| 3 minutes
Anyone who stores lossless music knows what a lossless codec is. Basically, you give the program the original file, and out comes a new file with no loss that is usually ~50% smaller than the source. But how do they compare to non-audio optimised algorithms?
Test setup
The audio files
- A 384 kHZ, 24-bit (converted from 32-bit floating point for FLAC) WAV file. The song used is Whale Lullaby from Forgotten Tales of a Forest by Ikumi Ogasawara.
- A DSD256 DSF file. Anyone who has ever looked into this format knows that the files are huge. The song used is My Funny Valentine from Some Other Time: The Lost Session From The Black Forest by Bill Evans.
- A normal CD quality 16-bit 44.1 kHZ WAV file, in this case the radio edit of Sandstorm by Darude.
The compression algorithms
- FLAC. It doesn’t really need an introduction, but unfortunately does not currently support DSD or 32-bit audio.
- WavPack. It’s the only audio compression format that I know of that can compress DSD and 32-bit audio.
- LZNT1. This is the standard transparent NTFS compression you can apply via Windows File Explorer (or the compact command).
- LZX. Starting from Windows 10, this is the strongest compression algorithm NTFS supports. It can be used via the compact command’s EXE flag, which despite the flag name is not limited to executables.
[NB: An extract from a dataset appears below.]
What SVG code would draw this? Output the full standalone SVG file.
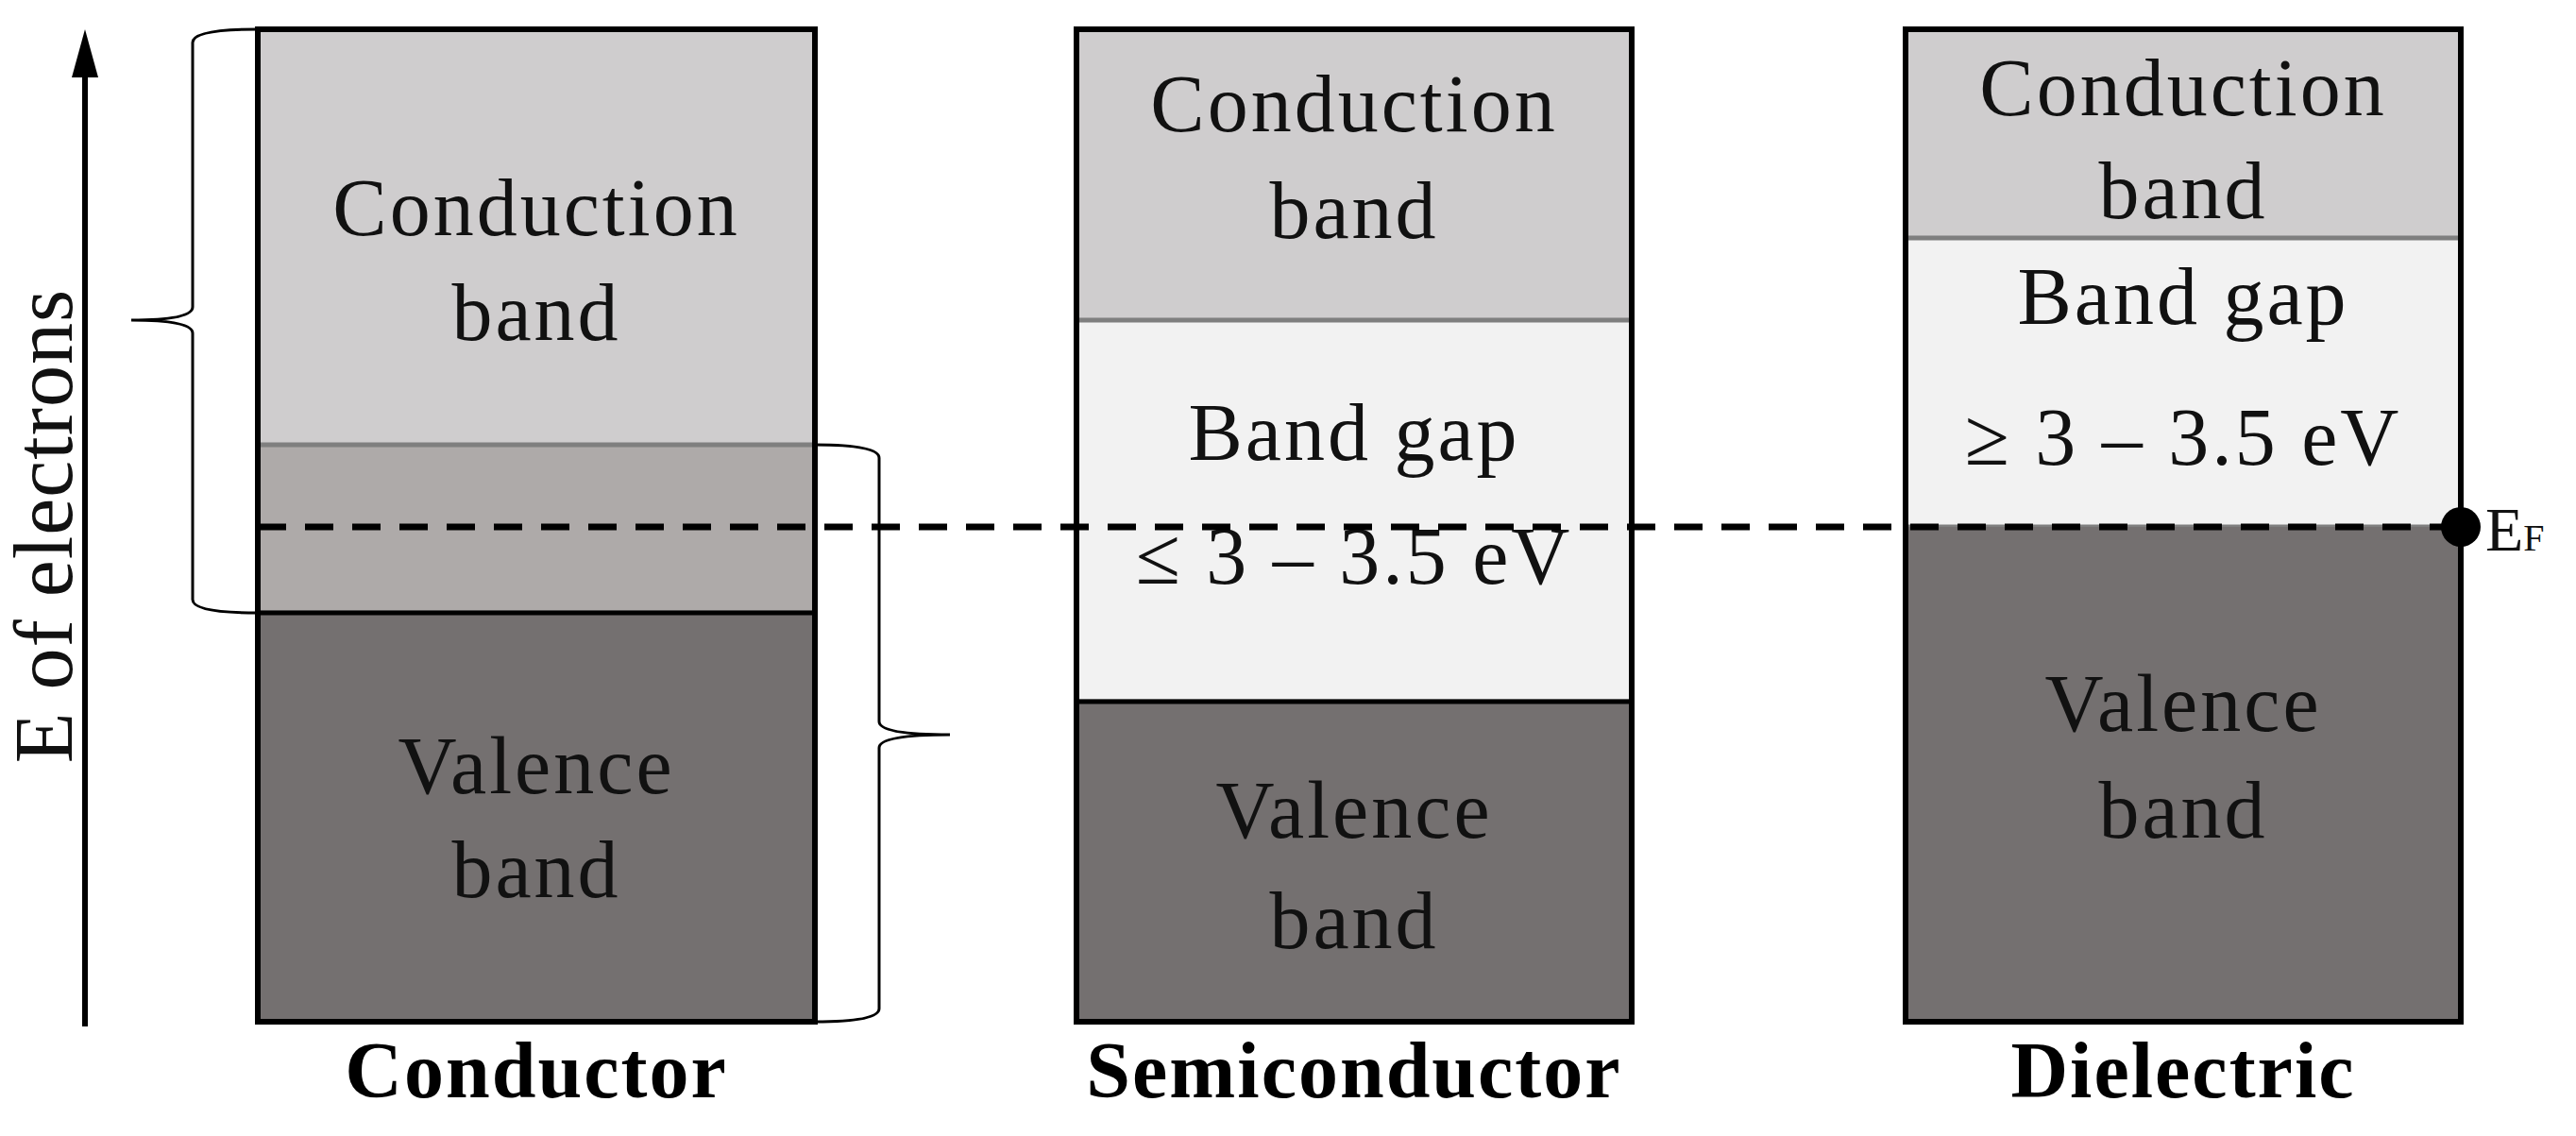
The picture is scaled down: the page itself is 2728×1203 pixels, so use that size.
<svg xmlns="http://www.w3.org/2000/svg" width="2728" height="1203" viewBox="0 0 2728 1203">
<style>
.t{font-family:"Liberation Serif","DejaVu Serif",serif;font-size:86px;fill:#111;text-anchor:middle;letter-spacing:3px}
.b{font-family:"Liberation Serif","DejaVu Serif",serif;font-size:84px;font-weight:bold;fill:#000;text-anchor:middle;letter-spacing:2px}
.cb{fill:#cfcdce}.vb{fill:#747070}.gap{fill:#f2f2f2;stroke:#7f7f7f;stroke-width:5}
.ov{fill:#aeaaa9;stroke:#7f7f7f;stroke-width:5}
.frame{fill:none;stroke:#000;stroke-width:6}
.br{fill:none;stroke:#000;stroke-width:3}
</style>
<defs><marker id="ah" markerWidth="10" markerHeight="14" refX="5" refY="12" orient="auto" markerUnits="userSpaceOnUse" viewBox="0 0 10 14"><path d="M0,14 L5,0 L10,14 Z" fill="#000"/></marker></defs>
<g id="axis">
<line x1="90" y1="1087" x2="90" y2="75" stroke="#000" stroke-width="6"/>
<path d="M76,82 L90,31 L104,82 Z" fill="#000"/>
<text class="t" transform="translate(76,557) rotate(-90)" style="font-size:88px;letter-spacing:1px">E of electrons</text>
</g>
<g id="conductor">
<rect class="cb" x="273" y="31" width="590" height="440"/>
<rect class="ov" x="273" y="471" width="590" height="178"/>
<rect class="vb" x="273" y="649" width="590" height="433"/>
<line x1="273" y1="649" x2="863" y2="649" stroke="#000" stroke-width="5"/>
<rect class="frame" x="273" y="31" width="590" height="1051"/>
<text class="t" x="568" y="249">Conduction</text>
<text class="t" x="568" y="360">band</text>
<text class="t" x="568" y="840">Valence</text>
<text class="t" x="568" y="950">band</text>
<text class="b" x="568" y="1162">Conductor</text>
</g>
<g id="braces">
<path class="br" d="M273,31 Q204,31 204,45 L204,325 Q204,339 139,339 Q204,339 204,353 L204,635 Q204,649 273,649"/>
<path class="br" d="M863,471 Q931,471 931,485 L931,764 Q931,778 1006,778 Q931,778 931,792 L931,1068 Q931,1082 863,1082"/>
</g>
<g id="semiconductor">
<rect class="cb" x="1140" y="31" width="588" height="308"/>
<rect class="gap" x="1140" y="339" width="588" height="404"/>
<rect class="vb" x="1140" y="743" width="588" height="339"/>
<line x1="1140" y1="743" x2="1728" y2="743" stroke="#000" stroke-width="5"/>
<rect class="frame" x="1140" y="31" width="588" height="1051"/>
<text class="t" x="1434" y="139">Conduction</text>
<text class="t" x="1434" y="252">band</text>
<text class="t" x="1434" y="487">Band gap</text>
<text class="t" x="1434" y="618">≤ 3 – 3.5 eV</text>
<text class="t" x="1434" y="887">Valence</text>
<text class="t" x="1434" y="1004">band</text>
<text class="b" x="1434" y="1162">Semiconductor</text>
</g>
<g id="dielectric">
<rect class="cb" x="2018" y="31" width="588" height="221"/>
<rect class="gap" x="2018" y="252" width="588" height="306"/>
<rect class="vb" x="2018" y="558" width="588" height="524"/>
<rect class="frame" x="2018" y="31" width="588" height="1051"/>
<text class="t" x="2312" y="122">Conduction</text>
<text class="t" x="2312" y="231">band</text>
<text class="t" x="2312" y="343">Band gap</text>
<text class="t" x="2312" y="492">≥ 3 – 3.5 eV</text>
<text class="t" x="2312" y="774">Valence</text>
<text class="t" x="2312" y="887">band</text>
<text class="b" x="2312" y="1162">Dielectric</text>
</g>
<g id="fermi">
<line x1="273" y1="558" x2="2606" y2="558" stroke="#000" stroke-width="7" stroke-dasharray="30,20"/>
<circle cx="2606" cy="558" r="21" fill="#000"/>
<text x="2632" y="583" style="font-family:'Liberation Serif',serif;font-size:66px;fill:#111">E<tspan style="font-size:40px">F</tspan></text>
</g>
</svg>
- zstd. It’s fast and has good compression ratios, making it one of the best general-purpose compression algorithms today. The Linux filesystem btrfs and current versions of OpenZFS support transparent compression using this algorithm.
The results
| Song | Original | LZNT1 | LZX | zstd (level 3) | zstd (level 9) | WavPack (high) | FLAC (default level 5) |
|---|---|---|---|---|---|---|---|
| Whale Lullaby | 622 MiB (652858040 B) | 622 MiB (652722176 B) | 586 MiB (615124992 B) | 590 MiB (619328672 B) | 590 MiB (619089779 B) | 368 MiB (386444841 B) | 363 MiB (380976755 B) |
| My Funny Valentine | 1.09 GiB (1180876892 B) | 1.02 GiB (1105793024 B) | 677 MiB (709988352 B) | 699 MiB (733875445 B) | 633 MiB (664135806 B) | 375 MiB (393315356 B) | - |
| Sandstorm | 38.1 MiB (40037938 B) | 38.1 MiB (39866368 B) | 36.2 MiB (38051840 B) | 36.5 MiB (38319319 B) | 36.5 MiB (38275202 B) | 29.2 MiB (30678271 B) | 29.3 MiB (30779443 B) |
First, let’s digest the generic algorithm results:
- The default NTFS compression is clearly not worth consideration, as it only made a minor difference with DSD, and basically none with the WAV files.
- LZX is a considerable improvement and makes a real difference with DSD, but is still far from amazing with WAV files.
- zstd fares similarly as LZX at level 3 (which happens to be the default level used by btrfs compression), but manages to score a win with the DSD at level 9.
The audio-specific compression results don’t require much explanation:
- FLAC is widely used for a reason - it compresses well at the default level, and is supported almost universally.
- WavPack achieves the best result with compressing DSD. This is not a surprise at all, as it is specifically designed to do so. With WAV, the results are close or slightly better. It’s a good choice for your music collection, particularly if your music collection has DSD and 32-bit audio.
Conclusion
The only situation where it makes sense to use a non-audio-specific algorithm is with DSD, as not all tools and players can deal with WavPack-compressed DSD. In such situations, use transparent filesystem-level compression. In all other situations, use the right tools for the job.